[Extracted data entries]
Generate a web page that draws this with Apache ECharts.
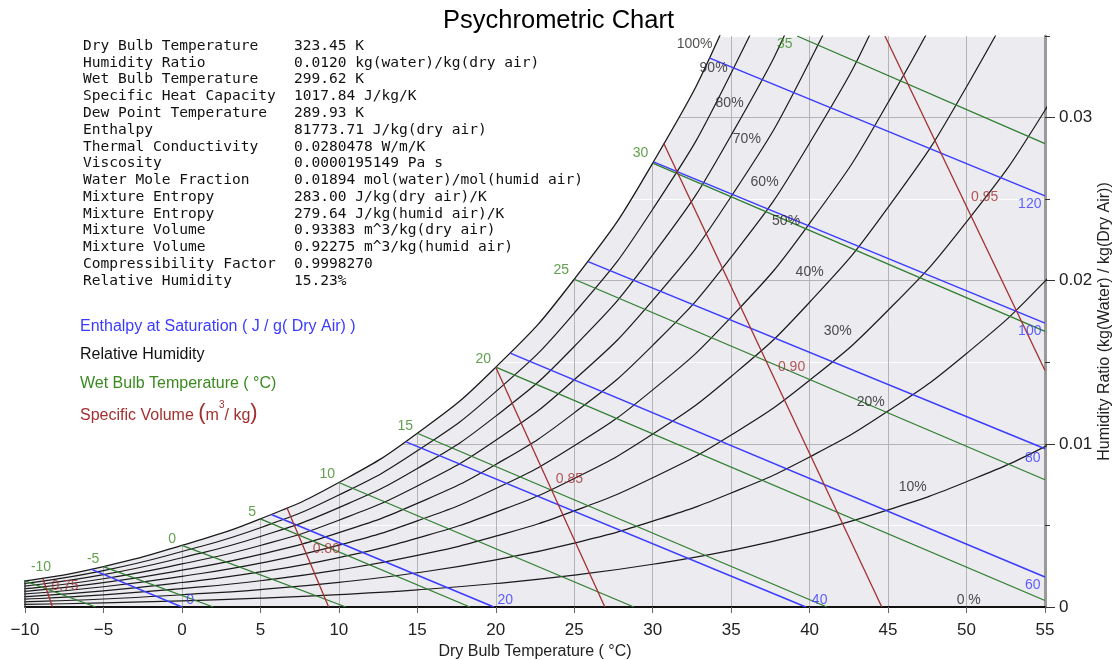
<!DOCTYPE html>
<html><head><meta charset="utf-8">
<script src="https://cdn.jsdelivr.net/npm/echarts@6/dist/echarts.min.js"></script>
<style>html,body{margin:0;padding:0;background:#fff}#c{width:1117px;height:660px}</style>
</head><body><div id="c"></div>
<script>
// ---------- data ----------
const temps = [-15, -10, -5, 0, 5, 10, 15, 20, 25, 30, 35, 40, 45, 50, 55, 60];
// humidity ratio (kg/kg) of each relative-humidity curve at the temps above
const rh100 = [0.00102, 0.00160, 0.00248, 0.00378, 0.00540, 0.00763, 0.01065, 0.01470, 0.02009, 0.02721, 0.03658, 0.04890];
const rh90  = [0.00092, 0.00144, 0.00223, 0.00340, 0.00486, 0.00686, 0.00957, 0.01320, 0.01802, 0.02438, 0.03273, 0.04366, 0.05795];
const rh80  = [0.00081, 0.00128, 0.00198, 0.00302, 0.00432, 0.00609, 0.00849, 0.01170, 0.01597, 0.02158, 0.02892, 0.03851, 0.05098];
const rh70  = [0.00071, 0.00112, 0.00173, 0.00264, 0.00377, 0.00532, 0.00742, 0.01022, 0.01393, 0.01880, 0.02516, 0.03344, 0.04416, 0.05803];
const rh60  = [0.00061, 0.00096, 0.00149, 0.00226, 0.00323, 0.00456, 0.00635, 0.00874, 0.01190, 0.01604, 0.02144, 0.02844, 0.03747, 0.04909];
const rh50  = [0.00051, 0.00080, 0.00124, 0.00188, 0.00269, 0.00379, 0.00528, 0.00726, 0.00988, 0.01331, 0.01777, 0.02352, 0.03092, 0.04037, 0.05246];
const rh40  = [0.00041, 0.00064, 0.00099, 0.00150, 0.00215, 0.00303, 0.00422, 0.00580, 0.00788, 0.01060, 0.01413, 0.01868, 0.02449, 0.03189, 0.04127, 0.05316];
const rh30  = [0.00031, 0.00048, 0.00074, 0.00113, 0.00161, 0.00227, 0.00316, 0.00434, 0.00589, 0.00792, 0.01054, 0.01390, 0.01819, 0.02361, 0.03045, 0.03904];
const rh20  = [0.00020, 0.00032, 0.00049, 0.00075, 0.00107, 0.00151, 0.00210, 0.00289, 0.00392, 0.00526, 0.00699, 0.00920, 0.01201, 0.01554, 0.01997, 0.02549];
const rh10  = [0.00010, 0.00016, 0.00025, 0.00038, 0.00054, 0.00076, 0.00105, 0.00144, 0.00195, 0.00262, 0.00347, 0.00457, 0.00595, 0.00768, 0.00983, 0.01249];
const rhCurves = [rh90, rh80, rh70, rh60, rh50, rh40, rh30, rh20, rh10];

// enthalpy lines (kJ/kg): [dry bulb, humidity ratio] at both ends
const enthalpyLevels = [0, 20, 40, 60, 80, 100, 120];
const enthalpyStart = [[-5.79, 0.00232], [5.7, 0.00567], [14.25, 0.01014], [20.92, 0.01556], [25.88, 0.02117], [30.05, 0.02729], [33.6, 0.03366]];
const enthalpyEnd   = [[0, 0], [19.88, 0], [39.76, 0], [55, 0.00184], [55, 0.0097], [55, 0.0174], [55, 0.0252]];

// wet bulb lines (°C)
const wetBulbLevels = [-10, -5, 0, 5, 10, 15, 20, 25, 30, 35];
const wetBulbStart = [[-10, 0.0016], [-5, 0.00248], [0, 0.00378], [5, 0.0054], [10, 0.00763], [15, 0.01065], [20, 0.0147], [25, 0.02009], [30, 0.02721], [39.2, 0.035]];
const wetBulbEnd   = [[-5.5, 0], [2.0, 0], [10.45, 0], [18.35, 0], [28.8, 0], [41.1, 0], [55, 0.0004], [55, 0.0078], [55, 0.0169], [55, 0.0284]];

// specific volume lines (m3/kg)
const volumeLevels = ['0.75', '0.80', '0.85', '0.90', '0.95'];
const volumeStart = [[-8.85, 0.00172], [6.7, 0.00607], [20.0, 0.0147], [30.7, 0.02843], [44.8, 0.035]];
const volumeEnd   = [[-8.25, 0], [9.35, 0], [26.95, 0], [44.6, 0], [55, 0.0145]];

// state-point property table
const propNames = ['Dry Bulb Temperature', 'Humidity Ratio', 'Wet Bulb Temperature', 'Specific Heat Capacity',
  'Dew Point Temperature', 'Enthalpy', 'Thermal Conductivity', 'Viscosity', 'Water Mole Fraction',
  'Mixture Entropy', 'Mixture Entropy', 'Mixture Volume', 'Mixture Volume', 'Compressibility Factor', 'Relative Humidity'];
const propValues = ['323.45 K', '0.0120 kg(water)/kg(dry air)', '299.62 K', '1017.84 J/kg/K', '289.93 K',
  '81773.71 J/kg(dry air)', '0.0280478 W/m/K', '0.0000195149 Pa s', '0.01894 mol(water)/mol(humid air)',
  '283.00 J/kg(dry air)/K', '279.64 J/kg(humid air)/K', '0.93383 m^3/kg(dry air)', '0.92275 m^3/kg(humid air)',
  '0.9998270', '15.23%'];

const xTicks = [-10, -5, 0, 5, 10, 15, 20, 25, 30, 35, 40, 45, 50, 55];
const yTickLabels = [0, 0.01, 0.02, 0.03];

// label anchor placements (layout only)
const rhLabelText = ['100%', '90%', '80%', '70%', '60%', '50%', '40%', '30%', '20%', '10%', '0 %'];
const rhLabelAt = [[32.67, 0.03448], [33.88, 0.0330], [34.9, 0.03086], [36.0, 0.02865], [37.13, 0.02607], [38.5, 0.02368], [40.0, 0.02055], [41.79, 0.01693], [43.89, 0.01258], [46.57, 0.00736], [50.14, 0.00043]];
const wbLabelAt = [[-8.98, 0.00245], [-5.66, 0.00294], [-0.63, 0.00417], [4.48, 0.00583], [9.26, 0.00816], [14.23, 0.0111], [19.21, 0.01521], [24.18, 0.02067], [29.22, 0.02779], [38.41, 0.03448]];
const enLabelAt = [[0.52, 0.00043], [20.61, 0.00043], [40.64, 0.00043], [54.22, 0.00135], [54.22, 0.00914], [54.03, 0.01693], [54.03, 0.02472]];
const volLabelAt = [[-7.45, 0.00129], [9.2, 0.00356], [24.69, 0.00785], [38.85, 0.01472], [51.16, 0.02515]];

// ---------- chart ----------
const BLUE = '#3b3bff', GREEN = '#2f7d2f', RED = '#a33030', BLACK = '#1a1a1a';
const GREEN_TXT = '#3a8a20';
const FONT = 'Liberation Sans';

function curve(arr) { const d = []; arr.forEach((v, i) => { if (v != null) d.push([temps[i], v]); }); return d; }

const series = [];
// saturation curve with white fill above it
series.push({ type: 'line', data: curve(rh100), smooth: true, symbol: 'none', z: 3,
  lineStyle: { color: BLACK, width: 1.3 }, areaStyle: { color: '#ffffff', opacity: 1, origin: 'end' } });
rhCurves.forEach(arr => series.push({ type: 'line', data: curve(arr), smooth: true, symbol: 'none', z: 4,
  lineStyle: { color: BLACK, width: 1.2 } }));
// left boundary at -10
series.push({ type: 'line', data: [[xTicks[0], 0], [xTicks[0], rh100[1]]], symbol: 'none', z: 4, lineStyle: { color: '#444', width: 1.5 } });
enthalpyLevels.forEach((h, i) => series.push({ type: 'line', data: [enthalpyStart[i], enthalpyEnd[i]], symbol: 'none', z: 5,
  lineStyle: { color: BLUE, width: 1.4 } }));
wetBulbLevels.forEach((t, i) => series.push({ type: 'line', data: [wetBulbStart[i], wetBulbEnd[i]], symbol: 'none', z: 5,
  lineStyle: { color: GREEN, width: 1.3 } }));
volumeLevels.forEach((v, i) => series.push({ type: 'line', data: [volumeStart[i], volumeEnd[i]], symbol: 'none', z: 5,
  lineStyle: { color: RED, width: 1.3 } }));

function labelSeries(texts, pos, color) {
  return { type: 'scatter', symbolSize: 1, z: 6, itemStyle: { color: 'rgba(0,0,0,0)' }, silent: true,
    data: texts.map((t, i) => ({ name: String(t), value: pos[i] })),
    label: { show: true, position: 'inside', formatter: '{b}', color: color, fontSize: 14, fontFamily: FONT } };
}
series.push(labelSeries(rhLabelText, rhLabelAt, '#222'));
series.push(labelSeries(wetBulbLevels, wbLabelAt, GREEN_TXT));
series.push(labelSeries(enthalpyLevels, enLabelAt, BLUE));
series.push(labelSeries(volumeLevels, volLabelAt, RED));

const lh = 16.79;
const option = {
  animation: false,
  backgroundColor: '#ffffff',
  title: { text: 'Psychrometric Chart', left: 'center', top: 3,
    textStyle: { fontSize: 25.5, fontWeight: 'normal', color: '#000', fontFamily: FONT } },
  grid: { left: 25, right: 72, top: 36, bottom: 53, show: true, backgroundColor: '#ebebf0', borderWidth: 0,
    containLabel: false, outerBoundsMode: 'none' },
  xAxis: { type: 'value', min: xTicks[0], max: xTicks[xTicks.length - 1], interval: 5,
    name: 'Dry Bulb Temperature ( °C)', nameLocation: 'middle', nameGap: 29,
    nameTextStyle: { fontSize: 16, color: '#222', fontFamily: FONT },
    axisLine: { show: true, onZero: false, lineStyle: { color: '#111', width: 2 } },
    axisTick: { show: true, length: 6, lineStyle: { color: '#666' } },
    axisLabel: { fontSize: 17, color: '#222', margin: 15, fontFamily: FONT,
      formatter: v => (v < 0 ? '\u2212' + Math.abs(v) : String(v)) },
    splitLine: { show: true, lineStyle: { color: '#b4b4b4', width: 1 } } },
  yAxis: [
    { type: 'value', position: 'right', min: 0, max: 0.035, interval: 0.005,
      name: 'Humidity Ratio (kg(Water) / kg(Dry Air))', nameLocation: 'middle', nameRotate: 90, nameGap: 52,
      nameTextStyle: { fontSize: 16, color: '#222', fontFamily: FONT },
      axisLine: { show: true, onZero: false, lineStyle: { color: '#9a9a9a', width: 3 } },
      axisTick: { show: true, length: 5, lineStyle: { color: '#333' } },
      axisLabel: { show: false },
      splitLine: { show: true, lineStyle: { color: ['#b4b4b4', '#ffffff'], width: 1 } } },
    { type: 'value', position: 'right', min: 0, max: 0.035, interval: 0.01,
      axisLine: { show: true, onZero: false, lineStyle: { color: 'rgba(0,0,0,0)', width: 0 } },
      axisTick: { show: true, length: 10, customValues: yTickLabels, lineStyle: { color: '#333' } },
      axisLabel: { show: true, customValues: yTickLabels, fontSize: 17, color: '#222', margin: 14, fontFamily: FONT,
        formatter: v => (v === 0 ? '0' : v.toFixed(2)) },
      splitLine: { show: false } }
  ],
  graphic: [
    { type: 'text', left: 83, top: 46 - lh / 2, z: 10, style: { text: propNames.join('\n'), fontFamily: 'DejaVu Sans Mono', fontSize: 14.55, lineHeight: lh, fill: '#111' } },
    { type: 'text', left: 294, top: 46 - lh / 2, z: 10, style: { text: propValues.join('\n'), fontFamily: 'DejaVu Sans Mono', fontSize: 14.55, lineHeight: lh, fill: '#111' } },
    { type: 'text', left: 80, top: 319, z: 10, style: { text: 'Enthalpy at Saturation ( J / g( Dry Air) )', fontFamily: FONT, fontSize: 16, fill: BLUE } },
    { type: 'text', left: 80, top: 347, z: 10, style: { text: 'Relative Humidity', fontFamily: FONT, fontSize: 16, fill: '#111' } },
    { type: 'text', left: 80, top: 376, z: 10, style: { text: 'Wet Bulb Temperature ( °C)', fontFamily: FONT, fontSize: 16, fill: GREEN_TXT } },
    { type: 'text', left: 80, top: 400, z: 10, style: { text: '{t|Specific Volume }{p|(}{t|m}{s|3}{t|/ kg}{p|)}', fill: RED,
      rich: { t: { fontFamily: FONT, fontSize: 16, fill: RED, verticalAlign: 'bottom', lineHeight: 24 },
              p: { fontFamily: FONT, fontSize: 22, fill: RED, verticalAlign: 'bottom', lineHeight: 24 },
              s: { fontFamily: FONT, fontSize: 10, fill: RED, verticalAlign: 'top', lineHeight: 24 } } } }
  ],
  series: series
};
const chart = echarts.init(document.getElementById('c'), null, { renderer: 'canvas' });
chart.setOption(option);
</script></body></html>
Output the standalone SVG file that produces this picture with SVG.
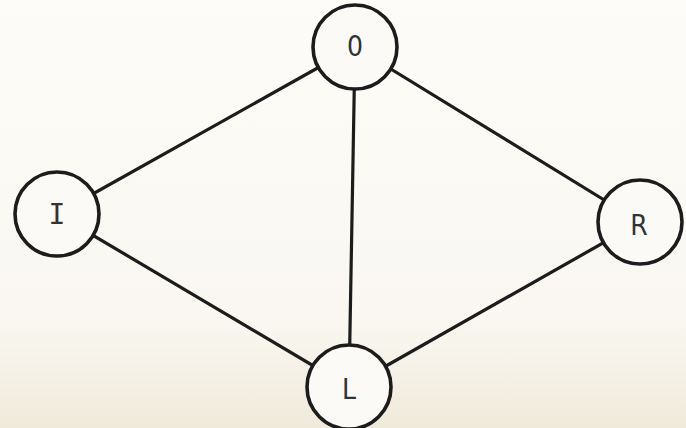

■ **REQUIRED TASK**:
Scan the material above. Extract every line in which the word "that" occurs.

■ **SOLUTION FOR THIS PROBLEM**:
Generate a web page that draws this with Apache ECharts.
Output the standalone SVG file that produces this picture with SVG.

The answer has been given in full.